On 4 September 1942, the Munster Express published an interview with Captain Thomson “We are very pleased to land in Eire, and we certainly could not have found a better landing”.
Post war service
In May 1946 Irish Willow was returned to Egon Jurgenson. She was sold to Cia. de Vapores Veraguas and renamed Veraguas with a Panamanian registry. She continued to trade for a further 14 years. At the end of her 42-year career she was scrapped at Tamise, Belgium in July 1960.
Irish Willow rescued the 47 survivors from Empire Breeze. Throughout the war, Irish ships answered SOS calls and stopped to rescue, irrespective of nationality, and frequently – as in this instance – at risk to themselves. Ships in convoy were, usually, forbidden from stopping to rescue, lest they then became a target. The Empire Breeze crew were in their lifeboats when Athelprince, with the convoy commodore aboard, had to alter course to avoid collision with the abandoned Empire Breeze, but did not stop to rescue the crew. Irish ships rescued, at least, 534 seafarers during the war.

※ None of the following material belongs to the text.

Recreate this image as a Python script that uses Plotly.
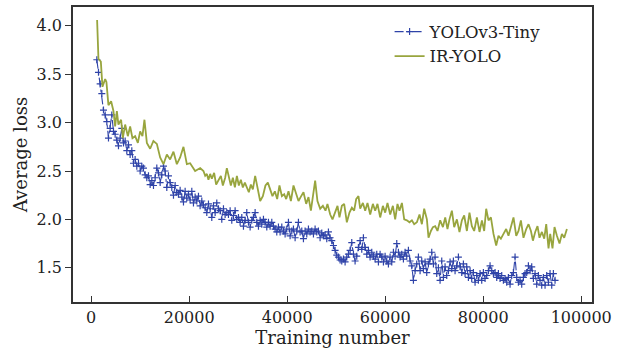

Before the war, Irish Shipping Ltd did not exist. Its 15 ships were not under the Irish Flag. During the war, they imported more than a million tons of essential supplies: 712,000 tons of wheat; 178,000 tons of coal; 63,000 tons of phosphate (fertilizer); 24,000 tons of tobacco; 19,000 tons of newsprint; 10,000 tons of lumber; and over 100,000 tons of more than 500 types of other goods. (This is in addition to the imports carried by other Irish ships)
On 16 May 1945, a week after VE Day Éamon de Valera addressed the nation:
To the men of our Mercantile Marine who faced all the perils of the ocean to bring us essential supplies, the nation is profoundly grateful…
— Taoiseach (Prime Minister) Éamon de Valera, radio speech to the nation 16 May 1945
In June 1946 a contract was signed with John Redhead and Sons, shipbuilders of South Shields to construct a new Irish Willow.